DIRECTIVE:
Restate each line of the listing exactly, without carrying over any pictures.

INFORMATION SHOWN:

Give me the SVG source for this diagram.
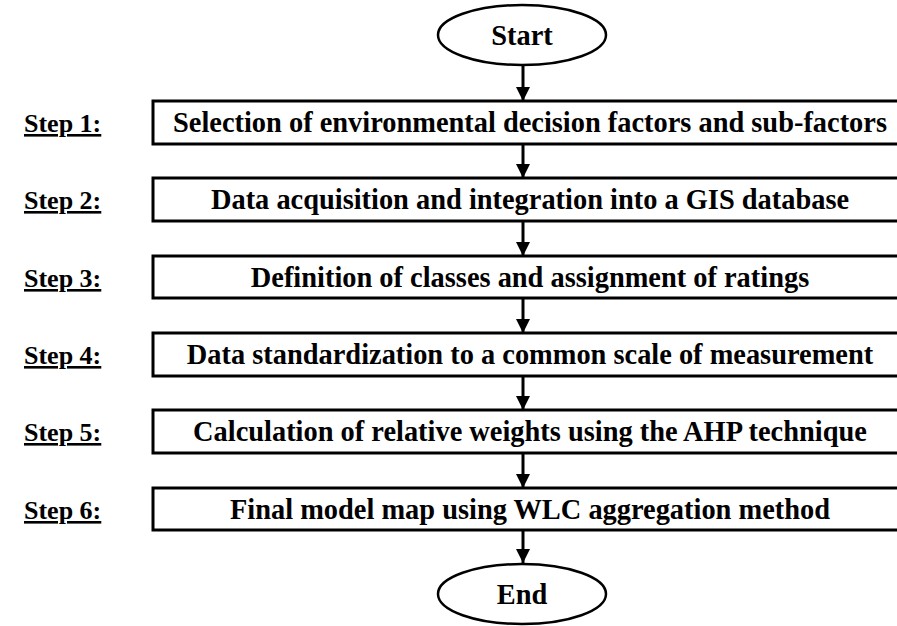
<svg xmlns="http://www.w3.org/2000/svg" width="897" height="626" viewBox="0 0 897 626">
<style>
  .box{fill:#fff;stroke:#000;stroke-width:3}
  .term{fill:#fff;stroke:#000;stroke-width:2.5}
  .t{font-family:"Liberation Serif","Times New Roman",serif;font-weight:bold;font-size:28.4px;fill:#000;text-anchor:middle}
  .s{font-family:"Liberation Serif","Times New Roman",serif;font-weight:bold;font-size:26px;fill:#000;text-decoration:underline}
  .c{stroke:#000;stroke-width:3;fill:none}
</style>
<defs>
  <marker id="ah" markerUnits="userSpaceOnUse" markerWidth="14" markerHeight="14" refX="14" refY="7" orient="auto" viewBox="0 0 14 14">
    <path d="M0,0 L14,7 L0,14 z" fill="#000"/>
  </marker>
</defs>
<rect width="897" height="626" fill="#fff"/>
<g id="connectors">
  <line class="c" x1="523" y1="65" x2="523" y2="101" marker-end="url(#ah)"/>
  <line class="c" x1="523" y1="144" x2="523" y2="178" marker-end="url(#ah)"/>
  <line class="c" x1="523" y1="221" x2="523" y2="256" marker-end="url(#ah)"/>
  <line class="c" x1="523" y1="298" x2="523" y2="333" marker-end="url(#ah)"/>
  <line class="c" x1="523" y1="376" x2="523" y2="410" marker-end="url(#ah)"/>
  <line class="c" x1="523" y1="453" x2="523" y2="488" marker-end="url(#ah)"/>
  <line class="c" x1="523" y1="530" x2="523" y2="563" marker-end="url(#ah)"/>
</g>
<g id="start">
  <ellipse class="term" cx="522" cy="35" rx="84" ry="30"/>
  <text class="t" x="522" y="45">Start</text>
</g>
<g id="step1">
  <text class="s" x="24" y="132">Step 1:</text>
  <rect class="box" x="153" y="101" width="760" height="43"/>
  <text class="t" x="530" y="132">Selection of environmental decision factors and sub-factors</text>
</g>
<g id="step2">
  <text class="s" x="24" y="209">Step 2:</text>
  <rect class="box" x="153" y="178" width="760" height="43"/>
  <text class="t" x="530" y="209">Data acquisition and integration into a GIS database</text>
</g>
<g id="step3">
  <text class="s" x="24" y="287">Step 3:</text>
  <rect class="box" x="153" y="256" width="760" height="42"/>
  <text class="t" x="530" y="287">Definition of classes and assignment of ratings</text>
</g>
<g id="step4">
  <text class="s" x="24" y="364">Step 4:</text>
  <rect class="box" x="153" y="333" width="760" height="43"/>
  <text class="t" x="530" y="364">Data standardization to a common scale of measurement</text>
</g>
<g id="step5">
  <text class="s" x="24" y="441">Step 5:</text>
  <rect class="box" x="153" y="410" width="760" height="43"/>
  <text class="t" x="530" y="441">Calculation of relative weights using the AHP technique</text>
</g>
<g id="step6">
  <text class="s" x="24" y="519">Step 6:</text>
  <rect class="box" x="153" y="488" width="760" height="42"/>
  <text class="t" x="530" y="519">Final model map using WLC aggregation method</text>
</g>
<g id="end">
  <ellipse class="term" cx="522" cy="594" rx="84" ry="30"/>
  <text class="t" x="522" y="604">End</text>
</g>
</svg>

RESPONSE:
Give me the SVG source for this diagram.
<svg xmlns="http://www.w3.org/2000/svg" width="897" height="626" viewBox="0 0 897 626">
<style>
  .box{fill:#fff;stroke:#000;stroke-width:3}
  .term{fill:#fff;stroke:#000;stroke-width:2.5}
  .t{font-family:"Liberation Serif","Times New Roman",serif;font-weight:bold;font-size:28.4px;fill:#000;text-anchor:middle}
  .s{font-family:"Liberation Serif","Times New Roman",serif;font-weight:bold;font-size:26px;fill:#000;text-decoration:underline}
  .c{stroke:#000;stroke-width:3;fill:none}
</style>
<defs>
  <marker id="ah" markerUnits="userSpaceOnUse" markerWidth="14" markerHeight="14" refX="14" refY="7" orient="auto" viewBox="0 0 14 14">
    <path d="M0,0 L14,7 L0,14 z" fill="#000"/>
  </marker>
</defs>
<rect width="897" height="626" fill="#fff"/>
<g id="connectors">
  <line class="c" x1="523" y1="65" x2="523" y2="101" marker-end="url(#ah)"/>
  <line class="c" x1="523" y1="144" x2="523" y2="178" marker-end="url(#ah)"/>
  <line class="c" x1="523" y1="221" x2="523" y2="256" marker-end="url(#ah)"/>
  <line class="c" x1="523" y1="298" x2="523" y2="333" marker-end="url(#ah)"/>
  <line class="c" x1="523" y1="376" x2="523" y2="410" marker-end="url(#ah)"/>
  <line class="c" x1="523" y1="453" x2="523" y2="488" marker-end="url(#ah)"/>
  <line class="c" x1="523" y1="530" x2="523" y2="563" marker-end="url(#ah)"/>
</g>
<g id="start">
  <ellipse class="term" cx="522" cy="35" rx="84" ry="30"/>
  <text class="t" x="522" y="45">Start</text>
</g>
<g id="step1">
  <text class="s" x="24" y="132">Step 1:</text>
  <rect class="box" x="153" y="101" width="760" height="43"/>
  <text class="t" x="530" y="132">Selection of environmental decision factors and sub-factors</text>
</g>
<g id="step2">
  <text class="s" x="24" y="209">Step 2:</text>
  <rect class="box" x="153" y="178" width="760" height="43"/>
  <text class="t" x="530" y="209">Data acquisition and integration into a GIS database</text>
</g>
<g id="step3">
  <text class="s" x="24" y="287">Step 3:</text>
  <rect class="box" x="153" y="256" width="760" height="42"/>
  <text class="t" x="530" y="287">Definition of classes and assignment of ratings</text>
</g>
<g id="step4">
  <text class="s" x="24" y="364">Step 4:</text>
  <rect class="box" x="153" y="333" width="760" height="43"/>
  <text class="t" x="530" y="364">Data standardization to a common scale of measurement</text>
</g>
<g id="step5">
  <text class="s" x="24" y="441">Step 5:</text>
  <rect class="box" x="153" y="410" width="760" height="43"/>
  <text class="t" x="530" y="441">Calculation of relative weights using the AHP technique</text>
</g>
<g id="step6">
  <text class="s" x="24" y="519">Step 6:</text>
  <rect class="box" x="153" y="488" width="760" height="42"/>
  <text class="t" x="530" y="519">Final model map using WLC aggregation method</text>
</g>
<g id="end">
  <ellipse class="term" cx="522" cy="594" rx="84" ry="30"/>
  <text class="t" x="522" y="604">End</text>
</g>
</svg>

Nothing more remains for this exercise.